Both Likud hard-liners and Shamir’s coalition partners on the right have been suspicious of Baker’s peace efforts from the start.
The prime minister consequently has spent much of his time between Baker’s visits assuring them that he will never waver on such basic Likud policies as no further territorial concessions for peace, no freeze on settlements and no inclusion of East Jerusalem Arabs on a Palestinian negotiating team.
But there were hints this week that Shamir might agree to a peace conference that was somewhat more than a brief ceremonial prologue to separate bilateral talks Israel would have with the Arab states and the Palestinians.
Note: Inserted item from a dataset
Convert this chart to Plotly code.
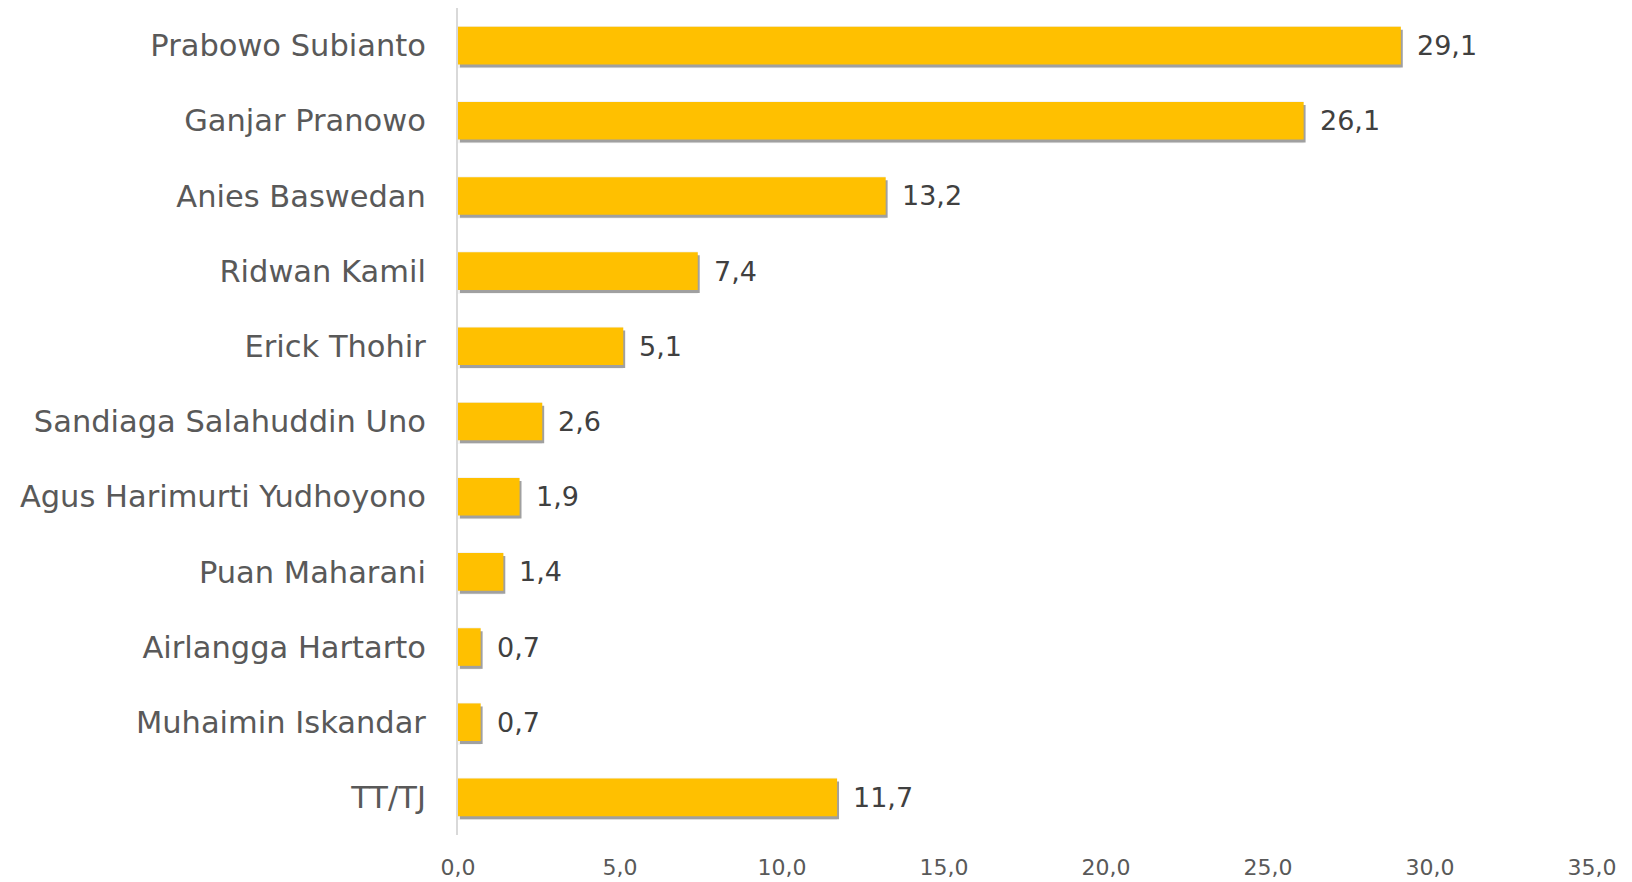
import plotly.graph_objects as go

categories = ["Prabowo Subianto", "Ganjar Pranowo", "Anies Baswedan", "Ridwan Kamil",
              "Erick Thohir", "Sandiaga Salahuddin Uno", "Agus Harimurti Yudhoyono",
              "Puan Maharani", "Airlangga Hartarto", "Muhaimin Iskandar", "TT/TJ"]
values = [29.1, 26.1, 13.2, 7.4, 5.1, 2.6, 1.9, 1.4, 0.7, 0.7, 11.7]
tick_vals = [0, 5, 10, 15, 20, 25, 30, 35]

FONT = "DejaVu Sans"
BAR = "#FFC000"

fig = go.Figure()
# soft halo shadow
fig.add_trace(go.Bar(y=categories, x=values, orientation="h", base=0.0,
                     width=0.56, offset=-0.26, marker=dict(color="#f2f2f2", line=dict(width=0)),
                     hoverinfo="skip", showlegend=False))
# darker drop shadow
fig.add_trace(go.Bar(y=categories, x=values, orientation="h", base=0.06,
                     width=0.5, offset=-0.21, marker=dict(color="#a0a0a0", line=dict(width=0)),
                     hoverinfo="skip", showlegend=False))
# main bars
fig.add_trace(go.Bar(y=categories, x=values, orientation="h",
                     width=0.5, offset=-0.25, marker=dict(color=BAR, line=dict(width=0)),
                     showlegend=False))

for c, v in zip(categories, values):
    fig.add_annotation(x=v, y=c, text=f"{v:.1f}".replace(".", ","), showarrow=False,
                       xanchor="left", yanchor="middle", xshift=14,
                       font=dict(family=FONT, size=27, color="#404040"))

fig.update_layout(
    width=1624, height=874,
    margin=dict(l=450, r=40, t=0, b=47),
    plot_bgcolor="white", paper_bgcolor="white",
    barmode="overlay", bargap=0.5,
    separators=",.",
    font=dict(family=FONT),
    xaxis=dict(range=[0, 35], tickvals=tick_vals, tickformat=".1f", showgrid=False,
               zeroline=False, showline=False, ticks="", automargin=False,
               tickfont=dict(family=FONT, size=22, color="#595959"),
               ticklabelstandoff=17),
    yaxis=dict(autorange="reversed", showgrid=False, zeroline=False, showline=True,
               linecolor="#d9d9d9", linewidth=2, ticks="", automargin=False,
               tickfont=dict(family=FONT, size=30.5, color="#595959"),
               ticklabelstandoff=24),
)

fig.write_html("out.html")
Israel might agree to relax its insistence that the conference should adjourn as soon as direct talks get under way.
Shamir also was said to be ready to agree to some sort of European role in the conference, though Jerusalem initially opposed this idea.
Baker had been pressing for this at the behest of America’s European allies and seemed to be making headway until French Foreign Minister Roland Dumas had a meeting Tuesday in Libya with Palestine Liberation Organization leader Yasir Arafat.
Israeli hard-liners seized on that as evidence of European perfidy and basic hostility toward Israel.
A MESSAGE FROM MUBARAK
Baker, hoping to head off just such a reaction, cabled Shamir and Foreign Minister David Levy on Wednesday, stressing his own outrage at the meeting.
But the damage, in terms of Israel’s consent to a European role, may already have been done.
Baker’s problems lie not only in Jerusalem. His extensive talks Tuesday with Syrian President Hafez Assad apparently yielded nothing. Damascus still insists on a full-fledged international peace conference under U.N. auspices, which Israel totally rejects.
The only promising news came from Egypt and Jordan, which indicated they are amenable to any form of negotiations as long as the peace process moves forward.
Israel Radio reported Wednesday that Egyptian President Hosni Mubarak had sent a message to Shamir on Monday, urging Israel to take more “practical” steps toward peace. The message was in response to an earlier one Shamir had sent to Mubarak.
There seemed to be new flexibility on the part of at least some local Palestinian leaders.
Several dozen Palestinian activists met in an East Jerusalem theater Tuesday, without interference from the Israelis, to be briefed on the situation by Radwan Abu-Ayyash, chairman of the Palestinian Journalists Association, who was released last week from five months of administrative detention.
Urging Palestinians not to miss a historic opportunity, Abu-Ayyash recommended taking part in the political process, regardless of its form.
“If a regional conference would bring us to an independent state, under the leadership of the PLO, then I am for a regional conference,” he said.
His comments were in sharp contrast with those of Arafat, who, at his meeting with Dumas, insisted on an international conference.